**Provided material:**
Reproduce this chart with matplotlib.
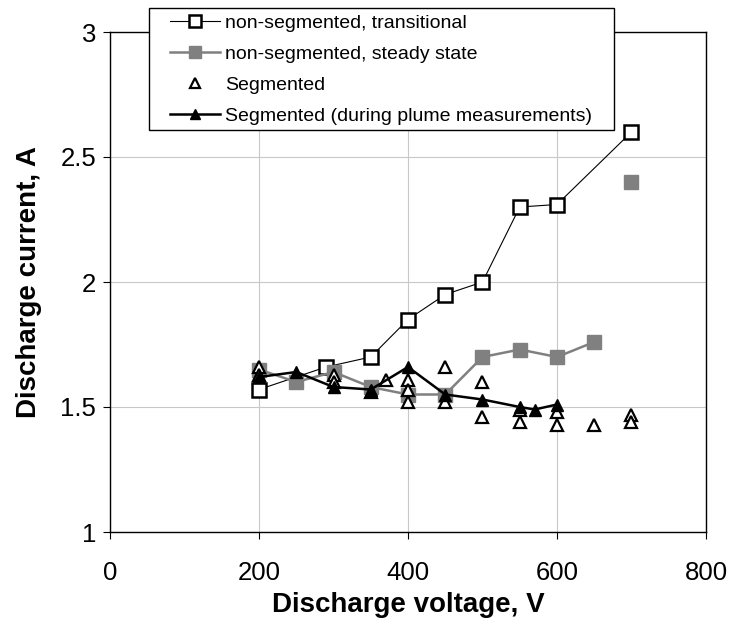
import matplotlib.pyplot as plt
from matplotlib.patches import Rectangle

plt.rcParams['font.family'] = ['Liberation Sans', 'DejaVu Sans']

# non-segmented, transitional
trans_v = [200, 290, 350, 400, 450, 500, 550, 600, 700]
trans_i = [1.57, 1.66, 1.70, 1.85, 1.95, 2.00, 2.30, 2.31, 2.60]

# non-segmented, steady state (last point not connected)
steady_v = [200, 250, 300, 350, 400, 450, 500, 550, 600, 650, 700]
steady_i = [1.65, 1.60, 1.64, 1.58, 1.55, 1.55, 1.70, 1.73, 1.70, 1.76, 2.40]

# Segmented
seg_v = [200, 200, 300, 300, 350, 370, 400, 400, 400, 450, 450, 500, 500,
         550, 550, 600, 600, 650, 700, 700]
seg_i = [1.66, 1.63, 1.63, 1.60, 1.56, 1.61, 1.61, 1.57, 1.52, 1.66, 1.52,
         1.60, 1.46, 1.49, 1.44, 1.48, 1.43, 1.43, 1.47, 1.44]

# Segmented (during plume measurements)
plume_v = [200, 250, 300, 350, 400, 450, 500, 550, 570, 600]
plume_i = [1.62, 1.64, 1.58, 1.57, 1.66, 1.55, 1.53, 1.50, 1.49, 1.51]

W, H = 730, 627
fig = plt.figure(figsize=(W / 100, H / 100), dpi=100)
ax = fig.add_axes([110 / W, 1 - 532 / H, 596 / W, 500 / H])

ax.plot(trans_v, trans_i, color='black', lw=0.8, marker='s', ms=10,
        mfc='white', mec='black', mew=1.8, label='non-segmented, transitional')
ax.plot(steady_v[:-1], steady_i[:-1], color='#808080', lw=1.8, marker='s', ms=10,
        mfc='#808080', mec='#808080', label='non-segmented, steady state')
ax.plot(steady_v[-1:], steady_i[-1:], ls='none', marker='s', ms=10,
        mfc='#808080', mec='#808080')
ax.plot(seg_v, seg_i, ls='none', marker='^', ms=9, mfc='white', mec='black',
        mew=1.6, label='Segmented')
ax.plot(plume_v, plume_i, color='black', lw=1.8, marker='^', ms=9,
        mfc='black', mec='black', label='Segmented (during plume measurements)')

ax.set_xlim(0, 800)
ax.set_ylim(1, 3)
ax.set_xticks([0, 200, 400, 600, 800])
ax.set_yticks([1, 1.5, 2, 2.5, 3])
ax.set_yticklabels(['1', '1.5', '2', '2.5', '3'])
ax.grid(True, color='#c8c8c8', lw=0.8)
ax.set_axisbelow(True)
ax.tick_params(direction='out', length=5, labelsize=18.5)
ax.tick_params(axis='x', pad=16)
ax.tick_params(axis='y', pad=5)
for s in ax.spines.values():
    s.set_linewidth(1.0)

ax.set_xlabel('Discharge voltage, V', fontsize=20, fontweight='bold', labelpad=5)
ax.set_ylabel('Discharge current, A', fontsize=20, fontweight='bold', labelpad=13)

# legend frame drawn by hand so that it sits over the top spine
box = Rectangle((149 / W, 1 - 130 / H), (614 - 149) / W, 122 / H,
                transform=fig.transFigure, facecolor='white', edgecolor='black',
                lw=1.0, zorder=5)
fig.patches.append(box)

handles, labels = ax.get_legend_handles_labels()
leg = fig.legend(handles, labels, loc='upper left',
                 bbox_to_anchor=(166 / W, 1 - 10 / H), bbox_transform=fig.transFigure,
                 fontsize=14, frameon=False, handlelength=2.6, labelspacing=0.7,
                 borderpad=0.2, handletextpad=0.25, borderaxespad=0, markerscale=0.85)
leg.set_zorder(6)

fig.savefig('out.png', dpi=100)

**Task statement:**
Restate, line by line and word for word, everything from the top of the material through the line that contains "trans_i = [1.57, 1.66, 1.70, 1.85, 1.95, 2.00, 2.30, 2.31, 2.60]". Leave pictures out.

**Exercise solution:**
Reproduce this chart with matplotlib.
import matplotlib.pyplot as plt
from matplotlib.patches import Rectangle

plt.rcParams['font.family'] = ['Liberation Sans', 'DejaVu Sans']

# non-segmented, transitional
trans_v = [200, 290, 350, 400, 450, 500, 550, 600, 700]
trans_i = [1.57, 1.66, 1.70, 1.85, 1.95, 2.00, 2.30, 2.31, 2.60]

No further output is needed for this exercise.